The redemption of Ben Solo and his interactions with Rey were interesting but their duality in the force wasn’t handled with great skill, the final battle with Palpatine, Rey and Ren was a lost opportunity to really dig deep into the balance in beliefs between Sith and Jedi.

The Sith fleet, although amazing to see, was poorly explained, how had it been maintained beneath the ice of Exegol. We needed more hints or foreshadowing in the other films. As for finding Exegol, well that made no sense whatsoever. A knife being used to highlight the wreckage of the death star to find a map to Exegol. It was convoluted and contrived.

The film makes more sense when seen after reading the novelisation but no film should rely on its audience reading a book to make it more effective.

The whole film had something of a rushed feel and lacked a consistent narrative with the previous two. In the Originals and the Prequels at least, George Lucas had through line narrative that enabled the story to carry itself from the opening of the first part of the trilogy to the very last scene of the third. The Sequels lacked this. They had no cohesiveness and suffered because of it. Whilst each film was enjoyable in and of itself it never really built to anything of consequence.

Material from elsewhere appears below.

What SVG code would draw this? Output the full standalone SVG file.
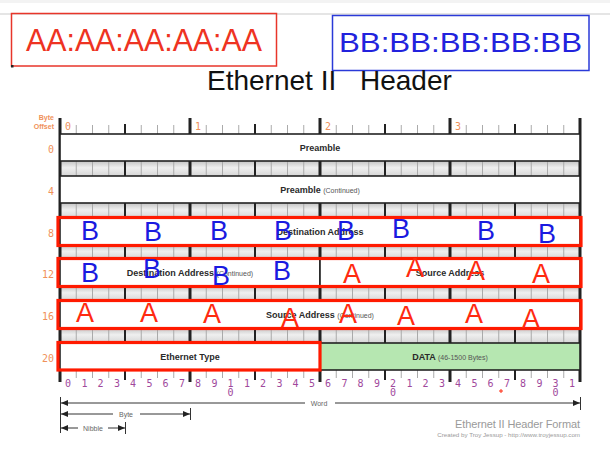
<svg xmlns="http://www.w3.org/2000/svg" width="610" height="452" viewBox="0 0 610 452">
<style>
.row{fill:#fff;stroke:#222;stroke-width:1.6}
.lbl{font-family:"Liberation Sans",Arial,sans-serif;font-size:9px;font-weight:bold;fill:#2a2a2a;text-anchor:middle}
.cont{font-size:7px;font-weight:normal;fill:#555}
.off{font-family:"DejaVu Sans Mono",monospace;font-size:10px;fill:#f0915a;text-anchor:end}
.top{font-family:"DejaVu Sans Mono",monospace;font-size:10px;fill:#f0915a}
.bit{font-family:"DejaVu Sans Mono",monospace;font-size:10px;fill:#a0489c;text-anchor:middle}
.bitl{stroke:#aaa;stroke-width:1}
.nib{stroke:#222;stroke-width:2}
.byt{stroke:#222;stroke-width:3}
.ann{fill:none;stroke:#ff1a00;stroke-width:3.2}
.hB{font-family:"Liberation Sans",Arial,sans-serif;font-size:27px;fill:#1a1ae0;text-anchor:middle}
.hA{font-family:"Liberation Sans",Arial,sans-serif;font-size:27px;fill:#ff2a10;text-anchor:middle}
.dim{stroke:#333;stroke-width:1;fill:none}
.dimt{font-family:"Liberation Sans",Arial,sans-serif;font-size:7px;fill:#666;text-anchor:middle}
</style>
<defs>
<linearGradient id="strip" x1="0" y1="0" x2="0" y2="1">
<stop offset="0" stop-color="#c4c4c4"/><stop offset="0.45" stop-color="#efefef"/><stop offset="1" stop-color="#d6d6d6"/>
</linearGradient>
<marker id="ah" markerUnits="userSpaceOnUse" markerWidth="7" markerHeight="6" refX="7" refY="3" orient="auto-start-reverse">
<path d="M0,0 L7,3 L0,6 z" fill="#222"/>
</marker>
</defs>

<rect x="0" y="0" width="610" height="3" fill="#f3f3f3"/>
<line x1="0" y1="14" x2="610" y2="14" stroke="#ddd" stroke-width="1.5"/>

<g id="aa-box">
<rect x="11.5" y="13.5" width="265" height="52.5" fill="none" stroke="#e8352a" stroke-width="1.5"/>
<text x="26" y="51" font-family="Liberation Sans,Arial,sans-serif" font-size="32" fill="#ee3322" textLength="236" lengthAdjust="spacingAndGlyphs">AA:AA:AA:AA:AA</text>
</g>
<rect x="11" y="65" width="2.5" height="2.5" fill="#222"/>
<g id="bb-box">
<rect x="332.5" y="15.5" width="256.5" height="55" fill="none" stroke="#2a3ad8" stroke-width="1.5"/>
<text x="339" y="52" font-family="Liberation Sans,Arial,sans-serif" font-size="28" fill="#2222dd" textLength="243" lengthAdjust="spacingAndGlyphs">BB:BB:BB:BB:BB</text>
</g>

<text id="title" x="207" y="90" font-family="Liberation Sans,Arial,sans-serif" font-size="28" fill="#111">Ethernet II<tspan x="360">Header</tspan></text>

<g id="byte-offset" font-family="Liberation Sans,Arial,sans-serif" font-size="7" fill="#f0915a" text-anchor="end" font-weight="bold">
<text x="54" y="120">Byte</text>
<text x="54" y="129">Offset</text>
</g>

<g id="strips" fill="url(#strip)">
<rect x="60" y="161" width="520" height="15"/>
<rect x="60" y="203" width="520" height="15"/>
<rect x="60" y="245" width="520" height="14"/>
<rect x="60" y="286" width="520" height="15"/>
<rect x="60" y="328" width="520" height="15"/>
</g>

<g id="ruler">
<g class="bitl">
<path d="M76.25 125V378M92.5 125V378M108.75 125V378M141.25 125V378M157.5 125V378M173.75 125V378M206.25 125V378M222.5 125V378M238.75 125V378M271.25 125V378M287.5 125V378M303.75 125V378M336.25 125V378M352.5 125V378M368.75 125V378M401.25 125V378M417.5 125V378M433.75 125V378M466.25 125V378M482.5 125V378M498.75 125V378M531.25 125V378M547.5 125V378M563.75 125V378"/>
</g>
<path class="nib" d="M125 124V380M255 124V380M385 124V380M515 124V380"/>
<path class="byt" d="M60 118V382M190 118V382M320 118V382M450 118V382M580 118V382"/>
</g>

<g id="top-digits" class="top">
<text x="65" y="130">0</text><text x="195" y="130">1</text><text x="325" y="130">2</text><text x="455" y="130">3</text>
</g>

<g id="row0">
<rect class="row" x="60" y="134" width="520" height="27"/>
<text class="off" x="54" y="153">0</text>
<text class="lbl" x="320" y="151">Preamble</text>
</g>
<g id="row4">
<rect class="row" x="60" y="176" width="520" height="27"/>
<text class="off" x="54" y="195">4</text>
<text class="lbl" x="320" y="193">Preamble <tspan class="cont">(Continued)</tspan></text>
</g>
<g id="row8">
<rect class="row" x="60" y="218" width="520" height="27"/>
<text class="off" x="54" y="237">8</text>
<text class="lbl" x="320" y="235">Destination Address</text>
</g>
<g id="row12">
<rect class="row" x="60" y="259" width="260" height="27"/>
<rect class="row" x="320" y="259" width="260" height="27"/>
<text class="off" x="54" y="278">12</text>
<text class="lbl" x="190" y="276">Destination Address <tspan class="cont">(Continued)</tspan></text>
<text class="lbl" x="450" y="276">Source Address</text>
</g>
<g id="row16">
<rect class="row" x="60" y="301" width="520" height="27"/>
<text class="off" x="54" y="320">16</text>
<text class="lbl" x="320" y="318">Source Address <tspan class="cont">(Continued)</tspan></text>
</g>
<g id="row20">
<rect class="row" x="60" y="343" width="260" height="27"/>
<rect class="row" x="320" y="343" width="260" height="27" style="fill:#b6e7b1"/>
<text class="off" x="54" y="362">20</text>
<text class="lbl" x="190" y="360">Ethernet Type</text>
<text class="lbl" x="450" y="360">DATA <tspan class="cont">(46-1500 Bytes)</tspan></text>
</g>

<g id="bit-digits" class="bit">
<text x="68.1" y="387">0</text><text x="84.4" y="387">1</text><text x="100.6" y="387">2</text><text x="116.9" y="387">3</text>
<text x="133.1" y="387">4</text><text x="149.4" y="387">5</text><text x="165.6" y="387">6</text><text x="181.9" y="387">7</text>
<text x="198.1" y="387">8</text><text x="214.4" y="387">9</text><text x="230.6" y="387">1</text><text x="230.6" y="396">0</text><text x="246.9" y="387">1</text>
<text x="263.1" y="387">2</text><text x="279.4" y="387">3</text><text x="295.6" y="387">4</text><text x="311.9" y="387">5</text>
<text x="328.1" y="387">6</text><text x="344.4" y="387">7</text><text x="360.6" y="387">8</text><text x="376.9" y="387">9</text>
<text x="393.1" y="387">2</text><text x="393.1" y="396">0</text><text x="409.4" y="387">1</text><text x="425.6" y="387">2</text><text x="441.9" y="387">3</text>
<text x="458.1" y="387">4</text><text x="474.4" y="387">5</text><text x="490.6" y="387">6</text><text x="506.9" y="387">7</text>
<text x="523.1" y="387">8</text><text x="539.4" y="387">9</text><text x="555.6" y="387">3</text><text x="555.6" y="396">0</text><text x="571.9" y="387">1</text>
</g>
<path d="M501 389V393M499 391H503" stroke="#ff2a10" stroke-width="1"/>

<g id="connectors">
<path class="dim" d="M60.5 397V433M580.5 397V410M190.5 408V420M125.5 422V434"/>
<line class="dim" x1="305" y1="403" x2="61" y2="403" marker-end="url(#ah)"/>
<line class="dim" x1="335" y1="403" x2="580" y2="403" marker-end="url(#ah)"/>
<line class="dim" x1="113" y1="414" x2="61" y2="414" marker-end="url(#ah)"/>
<line class="dim" x1="140" y1="414" x2="190" y2="414" marker-end="url(#ah)"/>
<line class="dim" x1="78" y1="428" x2="61" y2="428" marker-end="url(#ah)"/>
<line class="dim" x1="108" y1="428" x2="125" y2="428" marker-end="url(#ah)"/>
<text class="dimt" x="319" y="406">Word</text>
<text class="dimt" x="126" y="417">Byte</text>
<text class="dimt" x="93" y="431">Nibble</text>
</g>

<g id="footer" font-family="Liberation Sans,Arial,sans-serif" fill="#9a9a9a" text-anchor="end">
<text x="580" y="428" font-size="11" textLength="125">Ethernet II Header Format</text>
<text x="580" y="437" font-size="6.2">Created by Troy Jessup - http://www.troyjessup.com</text>
</g>

<g id="annotations">
<rect class="ann" x="58" y="217.5" width="523" height="28"/>
<rect class="ann" x="58" y="258.5" width="523" height="28"/>
<rect class="ann" x="58" y="300.5" width="523" height="28"/>
<rect class="ann" x="58" y="342.5" width="262" height="27.5"/>
<g class="hB">
<text x="90" y="240">B</text><text x="153" y="241">B</text><text x="219" y="240">B</text><text x="283" y="240">B</text>
<text x="346" y="240">B</text><text x="401" y="238">B</text><text x="486" y="240">B</text><text x="547" y="243">B</text>
<text x="90" y="282">B</text><text x="152" y="278">B</text><text x="221" y="285">B</text><text x="282" y="280">B</text>
</g>
<g class="hA">
<text x="352" y="283">A</text><text x="415" y="277">A</text><text x="476" y="280">A</text><text x="541" y="283">A</text>
<text x="85" y="322">A</text><text x="149" y="322">A</text><text x="212" y="323">A</text><text x="290" y="327">A</text>
<text x="348" y="323">A</text><text x="406" y="325">A</text><text x="474" y="323">A</text><text x="531" y="328">A</text>
</g>
</g>
</svg>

In reality, these sequels came too late, too many of the old cast were in new places in their careers or sadly died. It meant that the sequels rather than building on the cast was forced to replace them. Rey’s story was an important one and I liked the direction of it, just perhaps not the implementation.

I have greater faith in the future of Star Wars, The Mandalorian has proved that great stories can be shown in new settings. Star Wars has drawn a line under the Skywalkers, it is a shaky line at the end, but it is over and now we can move on.